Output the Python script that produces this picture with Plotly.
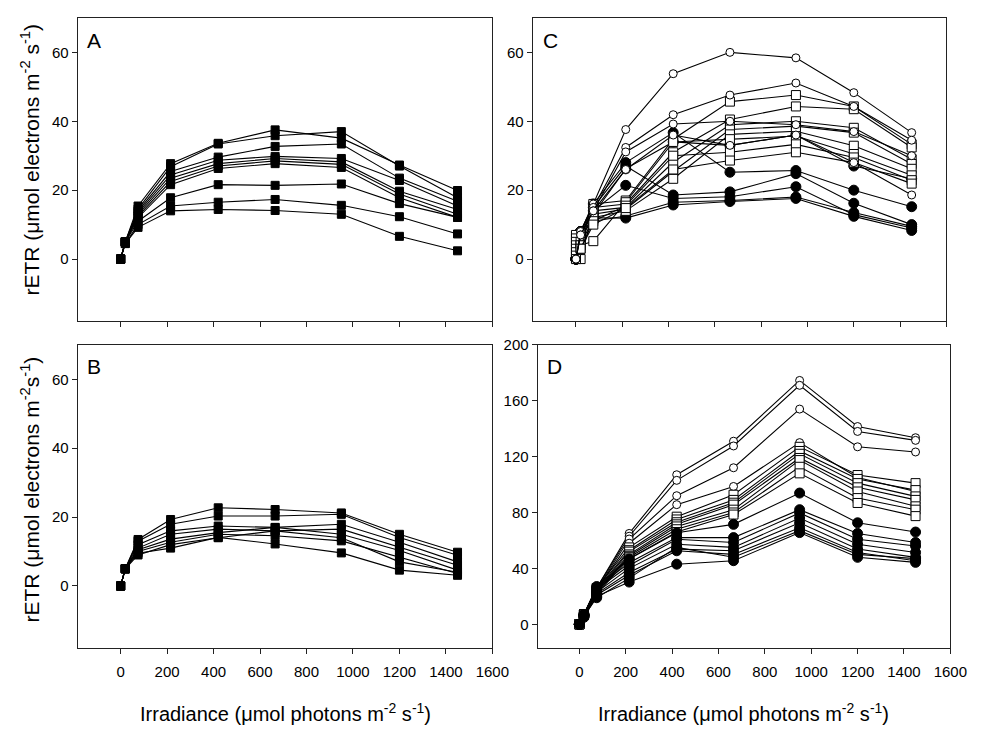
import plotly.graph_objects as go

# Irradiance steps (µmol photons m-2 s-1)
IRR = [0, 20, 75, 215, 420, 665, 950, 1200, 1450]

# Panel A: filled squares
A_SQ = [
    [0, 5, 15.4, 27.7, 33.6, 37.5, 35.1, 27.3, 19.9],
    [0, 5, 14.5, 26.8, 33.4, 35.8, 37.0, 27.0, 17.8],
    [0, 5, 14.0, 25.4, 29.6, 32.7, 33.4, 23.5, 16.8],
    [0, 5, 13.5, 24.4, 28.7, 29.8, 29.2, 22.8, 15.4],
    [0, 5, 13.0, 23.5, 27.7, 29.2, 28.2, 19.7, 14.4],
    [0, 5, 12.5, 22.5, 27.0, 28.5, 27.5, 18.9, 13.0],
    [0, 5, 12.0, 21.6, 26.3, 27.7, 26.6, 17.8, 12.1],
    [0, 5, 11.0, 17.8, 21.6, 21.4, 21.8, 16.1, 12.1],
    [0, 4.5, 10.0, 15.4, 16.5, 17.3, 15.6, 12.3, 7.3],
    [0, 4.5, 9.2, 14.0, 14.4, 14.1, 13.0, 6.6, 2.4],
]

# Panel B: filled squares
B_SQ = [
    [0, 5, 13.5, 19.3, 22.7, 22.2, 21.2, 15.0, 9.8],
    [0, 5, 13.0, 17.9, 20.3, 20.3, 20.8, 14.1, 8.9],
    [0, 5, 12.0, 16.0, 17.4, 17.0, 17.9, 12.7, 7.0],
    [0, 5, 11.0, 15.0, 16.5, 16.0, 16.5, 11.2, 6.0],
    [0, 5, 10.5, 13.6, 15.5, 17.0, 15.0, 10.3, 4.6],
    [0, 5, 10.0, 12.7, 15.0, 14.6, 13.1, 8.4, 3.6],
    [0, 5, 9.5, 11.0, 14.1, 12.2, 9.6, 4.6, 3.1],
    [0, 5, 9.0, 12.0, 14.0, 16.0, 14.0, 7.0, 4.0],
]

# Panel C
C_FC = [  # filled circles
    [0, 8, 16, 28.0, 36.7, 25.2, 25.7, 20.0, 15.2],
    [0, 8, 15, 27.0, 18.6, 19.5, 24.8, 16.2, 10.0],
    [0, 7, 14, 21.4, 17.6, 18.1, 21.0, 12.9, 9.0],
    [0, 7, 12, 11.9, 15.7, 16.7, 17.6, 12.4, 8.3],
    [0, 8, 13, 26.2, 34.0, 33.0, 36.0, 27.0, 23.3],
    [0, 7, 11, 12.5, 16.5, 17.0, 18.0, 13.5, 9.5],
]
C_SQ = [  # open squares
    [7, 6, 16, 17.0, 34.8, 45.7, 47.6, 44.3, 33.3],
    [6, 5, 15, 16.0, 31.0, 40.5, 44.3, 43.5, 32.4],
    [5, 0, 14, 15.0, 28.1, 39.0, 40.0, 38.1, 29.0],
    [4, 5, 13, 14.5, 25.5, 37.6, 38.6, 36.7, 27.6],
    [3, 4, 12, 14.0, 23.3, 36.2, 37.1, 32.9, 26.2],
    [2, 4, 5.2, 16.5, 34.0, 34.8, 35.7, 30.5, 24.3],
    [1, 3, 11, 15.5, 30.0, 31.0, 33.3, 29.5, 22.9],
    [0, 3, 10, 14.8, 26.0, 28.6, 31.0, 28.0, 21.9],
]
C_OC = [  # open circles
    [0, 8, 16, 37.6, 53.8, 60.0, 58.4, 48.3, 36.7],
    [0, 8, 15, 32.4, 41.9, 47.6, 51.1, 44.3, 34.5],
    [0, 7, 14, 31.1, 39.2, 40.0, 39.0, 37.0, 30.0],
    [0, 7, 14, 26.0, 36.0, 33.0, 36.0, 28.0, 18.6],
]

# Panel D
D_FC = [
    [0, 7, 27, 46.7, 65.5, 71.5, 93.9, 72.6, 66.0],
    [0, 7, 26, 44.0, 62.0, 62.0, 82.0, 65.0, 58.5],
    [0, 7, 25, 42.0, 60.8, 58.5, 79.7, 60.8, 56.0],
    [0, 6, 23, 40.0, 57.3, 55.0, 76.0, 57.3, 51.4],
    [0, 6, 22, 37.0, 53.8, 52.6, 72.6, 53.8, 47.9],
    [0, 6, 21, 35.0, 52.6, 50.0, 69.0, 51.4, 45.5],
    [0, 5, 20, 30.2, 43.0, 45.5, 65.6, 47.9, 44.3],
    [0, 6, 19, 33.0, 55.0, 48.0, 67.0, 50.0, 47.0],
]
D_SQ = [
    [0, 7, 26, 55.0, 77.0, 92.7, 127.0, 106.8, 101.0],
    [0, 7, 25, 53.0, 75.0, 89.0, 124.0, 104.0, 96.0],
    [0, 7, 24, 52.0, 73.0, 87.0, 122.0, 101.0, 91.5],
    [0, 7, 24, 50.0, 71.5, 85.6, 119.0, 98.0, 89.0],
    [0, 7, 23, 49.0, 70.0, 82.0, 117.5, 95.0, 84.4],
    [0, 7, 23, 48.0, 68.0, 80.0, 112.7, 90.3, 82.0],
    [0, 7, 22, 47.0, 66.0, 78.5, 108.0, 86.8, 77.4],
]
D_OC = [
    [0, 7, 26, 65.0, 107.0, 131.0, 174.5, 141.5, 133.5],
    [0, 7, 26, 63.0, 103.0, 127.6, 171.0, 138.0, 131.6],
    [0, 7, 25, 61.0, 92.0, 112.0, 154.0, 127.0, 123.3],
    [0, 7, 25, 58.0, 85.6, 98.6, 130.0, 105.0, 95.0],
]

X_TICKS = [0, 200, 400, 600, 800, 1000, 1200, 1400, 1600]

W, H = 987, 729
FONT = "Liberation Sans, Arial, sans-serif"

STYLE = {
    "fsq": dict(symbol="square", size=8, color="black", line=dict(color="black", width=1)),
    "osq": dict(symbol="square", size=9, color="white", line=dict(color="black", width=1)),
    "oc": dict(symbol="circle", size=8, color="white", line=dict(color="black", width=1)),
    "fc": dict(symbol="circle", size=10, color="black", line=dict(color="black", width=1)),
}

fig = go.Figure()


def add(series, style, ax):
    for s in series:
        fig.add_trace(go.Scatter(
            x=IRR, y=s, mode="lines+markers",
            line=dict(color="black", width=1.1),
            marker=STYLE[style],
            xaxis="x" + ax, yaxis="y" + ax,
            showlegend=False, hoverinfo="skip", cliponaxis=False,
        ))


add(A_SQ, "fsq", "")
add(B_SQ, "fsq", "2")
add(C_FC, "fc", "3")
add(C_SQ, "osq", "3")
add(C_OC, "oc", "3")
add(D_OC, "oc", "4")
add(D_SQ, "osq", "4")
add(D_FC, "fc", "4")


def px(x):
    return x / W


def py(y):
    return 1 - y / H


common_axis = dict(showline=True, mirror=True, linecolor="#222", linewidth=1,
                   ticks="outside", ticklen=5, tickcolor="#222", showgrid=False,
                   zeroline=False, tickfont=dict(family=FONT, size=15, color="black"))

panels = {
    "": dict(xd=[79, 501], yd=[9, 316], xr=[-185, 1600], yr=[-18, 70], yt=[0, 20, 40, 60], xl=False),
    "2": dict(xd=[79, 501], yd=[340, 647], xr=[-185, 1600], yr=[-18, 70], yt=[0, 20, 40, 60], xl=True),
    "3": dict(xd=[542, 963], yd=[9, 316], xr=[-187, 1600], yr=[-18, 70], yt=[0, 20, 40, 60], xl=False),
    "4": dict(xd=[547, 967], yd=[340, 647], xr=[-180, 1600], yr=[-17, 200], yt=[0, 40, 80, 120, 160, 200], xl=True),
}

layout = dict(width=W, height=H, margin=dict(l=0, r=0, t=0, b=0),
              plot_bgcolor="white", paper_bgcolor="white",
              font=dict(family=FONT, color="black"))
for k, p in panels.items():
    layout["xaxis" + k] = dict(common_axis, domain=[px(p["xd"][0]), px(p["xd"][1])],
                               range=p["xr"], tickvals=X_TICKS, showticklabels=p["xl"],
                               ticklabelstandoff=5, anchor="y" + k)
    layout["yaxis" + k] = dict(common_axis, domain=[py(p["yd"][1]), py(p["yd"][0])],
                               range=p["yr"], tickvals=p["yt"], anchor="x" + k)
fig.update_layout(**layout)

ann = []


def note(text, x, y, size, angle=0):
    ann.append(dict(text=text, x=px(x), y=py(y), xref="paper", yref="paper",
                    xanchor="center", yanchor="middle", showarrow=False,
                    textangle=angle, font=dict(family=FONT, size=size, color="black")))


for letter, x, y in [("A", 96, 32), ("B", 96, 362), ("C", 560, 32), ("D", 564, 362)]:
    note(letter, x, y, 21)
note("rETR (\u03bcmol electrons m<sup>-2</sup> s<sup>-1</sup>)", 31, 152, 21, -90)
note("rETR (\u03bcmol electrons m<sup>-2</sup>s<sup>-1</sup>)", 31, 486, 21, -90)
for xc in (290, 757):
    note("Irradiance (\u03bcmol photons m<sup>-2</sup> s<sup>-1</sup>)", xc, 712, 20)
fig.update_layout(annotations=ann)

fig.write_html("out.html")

************

REQUIREMENTS:
Write down every line from the opening of the listing to the line with "IRR = [0, 20, 75, 215, 420, 665, 950, 1200, 1450]", both included, and nothing else; the pictures are omitted.

WRITTEN RESPONSE:
Output the Python script that produces this picture with Plotly.
import plotly.graph_objects as go

# Irradiance steps (µmol photons m-2 s-1)
IRR = [0, 20, 75, 215, 420, 665, 950, 1200, 1450]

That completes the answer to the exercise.